Homebrew Talk - Beer, Wine, Mead, & Cider Brewing Discussion Forum

Help Support Homebrew Talk - Beer, Wine, Mead, & Cider Brewing Discussion Forum:

This site may earn a commission from merchant affiliate links, including eBay, Amazon, and others.
Simply put, with fly sparging, you slowly add hot sparge water to your mash tun while lautering. The key is to slowly add to the tun at about the same rate you are lautering, with a goal of keeping a buffer of water above the grain.

In a batch sparge, you add some additional sparge water to your mash, stir your grain and lauter quickly. Ideally you would collect 1/2 of your total needed boil volume from this first sparge. You would then repeat this process with additional sparge water to obtain the rest of your wort for boil.

There are advantages to each and there are discussions here and other places of those in great detail.
 
If you are not sure, I would suggest starting with batch sparging. It is a simpler process that requires fewer pieces of equipment.
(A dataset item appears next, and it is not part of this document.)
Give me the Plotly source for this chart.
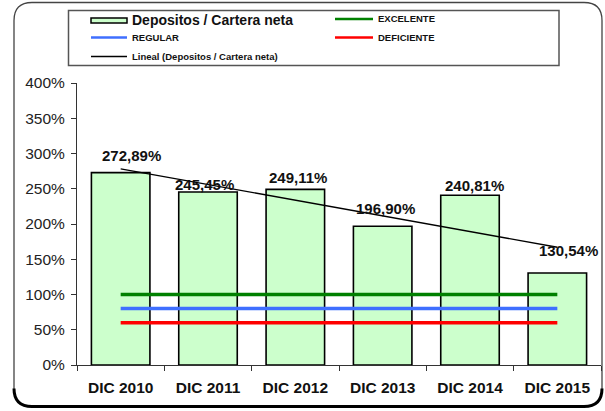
import numpy as np
import plotly.graph_objects as go

# ---------------- data ----------------
categories = ["DIC 2010", "DIC 2011", "DIC 2012", "DIC 2013", "DIC 2014", "DIC 2015"]
ratio_values = [272.89, 245.45, 249.11, 196.90, 240.81, 130.54]
excelente = [100] * 6
regular = [80] * 6
deficiente = [60] * 6
y_ticks = [0, 50, 100, 150, 200, 250, 300, 350, 400]
bar_name = "Depositos / Cartera neta"
trend_name = "Lineal (Depositos / Cartera neta)"

# label nudges (pixels) to mimic the manual placement in the original
label_xshift = [11, -4, 3, 3, 4, 11]
label_yshift = [17, 7, 12, 18, 10, 22]

# ---------------- layout helpers ----------------
W, H = 605, 411
ML, MR, MT, MB = 77, 4, 83, 46
PW, PH = W - ML - MR, H - MT - MB


def px(x):
    return (x - ML) / PW


def py(y):
    return (H - MB - y) / PH


FONT = "Liberation Sans, Arial, sans-serif"
TXT = "#111111"

# trend line from least squares fit of the data
xi = np.arange(1, len(ratio_values) + 1)
slope, intercept = np.polyfit(xi, ratio_values, 1)
trend = (slope * xi + intercept).tolist()

fig = go.Figure()
fig.add_trace(go.Bar(x=categories, y=ratio_values, name=bar_name, width=0.67,
                     marker=dict(color="#CCFFCC", line=dict(color="#000000", width=1.6))))
fig.add_trace(go.Scatter(x=categories, y=excelente, mode="lines", name="EXCELENTE",
                         line=dict(color="#008000", width=3.5)))
fig.add_trace(go.Scatter(x=categories, y=regular, mode="lines", name="REGULAR",
                         line=dict(color="#3F6FFF", width=3.5)))
fig.add_trace(go.Scatter(x=categories, y=deficiente, mode="lines", name="DEFICIENTE",
                         line=dict(color="#FF0000", width=3.5)))
fig.add_trace(go.Scatter(x=categories, y=trend, mode="lines", name=trend_name,
                         line=dict(color="#000000", width=1.4)))

annotations = []
for c, v, dx, dy in zip(categories, ratio_values, label_xshift, label_yshift):
    annotations.append(dict(x=c, y=v, xref="x", yref="y", text="<b>%s%%</b>" % f"{v:.2f}".replace(".", ","),
                            showarrow=False, xanchor="center", yanchor="middle",
                            xshift=dx, yshift=dy,
                            font=dict(family=FONT, size=15, color=TXT)))

# manual legend
legend_items_text = [
    (130, 20, "<b>Depositos / Cartera neta</b>", 14),
    (130, 37.5, "<b>REGULAR</b>", 9.5),
    (130, 56.5, "<b>" + trend_name + "</b>", 9.5),
    (376, 19, "<b>EXCELENTE</b>", 9.5),
    (376, 37.5, "<b>DEFICIENTE</b>", 9.5),
]
for x, y, t, s in legend_items_text:
    annotations.append(dict(x=px(x), y=py(y), xref="paper", yref="paper", text=t, showarrow=False,
                            xanchor="left", yanchor="middle", font=dict(family=FONT, size=s, color=TXT)))

shapes = []
# outer rounded frame
x0, x1, y0, y1, r = 14, 602, 2.5, 406.5, 18
path = (f"M {px(x0+r)},{py(y0)} L {px(x1-r)},{py(y0)} Q {px(x1)},{py(y0)} {px(x1)},{py(y0+r)} "
        f"L {px(x1)},{py(y1-r)} Q {px(x1)},{py(y1)} {px(x1-r)},{py(y1)} "
        f"L {px(x0+r)},{py(y1)} Q {px(x0)},{py(y1)} {px(x0)},{py(y1-r)} "
        f"L {px(x0)},{py(y0+r)} Q {px(x0)},{py(y0)} {px(x0+r)},{py(y0)} Z")
shapes.append(dict(type="path", xref="paper", yref="paper", path=path,
                   line=dict(color="#444444", width=1.3), layer="below"))
bpath = (f"M {px(x0)},{py(y1-r)} Q {px(x0)},{py(y1)} {px(x0+r)},{py(y1)} "
         f"L {px(x1-r)},{py(y1)} Q {px(x1)},{py(y1)} {px(x1)},{py(y1-r)}")
shapes.append(dict(type="path", xref="paper", yref="paper", path=bpath,
                   line=dict(color="#000000", width=3)))
# legend box
shapes.append(dict(type="rect", xref="paper", yref="paper", x0=px(68.5), x1=px(559), y0=py(10.5), y1=py(65.5),
                   line=dict(color="#555555", width=1.5), fillcolor="white"))
# legend swatches
shapes.append(dict(type="rect", xref="paper", yref="paper", x0=px(91), x1=px(127), y0=py(18), y1=py(23),
                   line=dict(color="#000000", width=1.5), fillcolor="#CCFFCC"))
for (xa, xb, y, col, w) in [(91, 127, 37.5, "#3F6FFF", 2.5), (91, 127, 56.5, "#000000", 1.5),
                            (335, 373, 19, "#008000", 2.5), (335, 373, 37.5, "#FF0000", 2.5)]:
    shapes.append(dict(type="line", xref="paper", yref="paper", x0=px(xa), x1=px(xb), y0=py(y), y1=py(y),
                       line=dict(color=col, width=w)))

fig.update_layout(
    width=W, height=H,
    margin=dict(l=ML, r=MR, t=MT, b=MB, pad=0),
    paper_bgcolor="white", plot_bgcolor="white",
    showlegend=False,
    bargap=0.33,
    annotations=annotations,
    shapes=shapes,
    font=dict(family=FONT, color=TXT),
)
fig.update_xaxes(type="category", range=[-0.5, 5.5], showgrid=False, showline=True, linecolor="#333333",
                 linewidth=1, ticks="outside", tickson="boundaries", ticklen=5, tickcolor="#333333",
                 ticklabelstandoff=8,
                 tickfont=dict(family=FONT, size=15.5, color=TXT),
                 tickvals=categories, ticktext=["<b>%s</b>" % c for c in categories])
fig.update_yaxes(range=[0, 400], tickvals=y_ticks, ticktext=["%d%%" % v for v in y_ticks],
                 showgrid=False, zeroline=False, showline=True, linecolor="#333333", linewidth=1,
                 ticks="outside", ticklen=5, tickcolor="#333333", ticklabelstandoff=3,
                 tickfont=dict(family=FONT, size=15.5, color="#222222"))

fig.write_html("out.html", config={"displayModeBar": False},
               post_script="document.body.style.margin='0';document.body.style.overflow='hidden';")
If you want to switch to fly sparging later, you can use virtually all your old equipment, with a few upgrades.
 
FlyGuy said:
If you are not sure, I would suggest starting with batch sparging. It is a simpler process that requires fewer pieces of equipment. If you want to switch to fly sparging later, you can use virtually all your old equipment, with a few upgrades.

I agree and check FlyGuy's sig for the link to the easy cooler MLT. This is what I (and many others) based mine off of and it works great.
 
Let me also add that in my opinion, it's easier to screw up a fly sparge and harder to screw up batch sparge. If you know all the pitfalls to both methods and avoid them well, fly sparging eeks out a few more percentage points of efficiency (maybe 92% vs. 85%) but it's not enough to strive for. If you do fly sparging badly, you could be down near 60%.

Fly sparging requires a dedicated hot liquor tank that you can slowly trickle water from (and hopefully hold the temp up as well). Batch sparging does let you use your boil kettle as your hot water source as long as you don't mind collecting wort in buckets or other spare vessels.

Just a warning, the fly vs. batch is just as bad as the aluminum vs. stainless BK and "hey, where'd you steal that keg from" debates.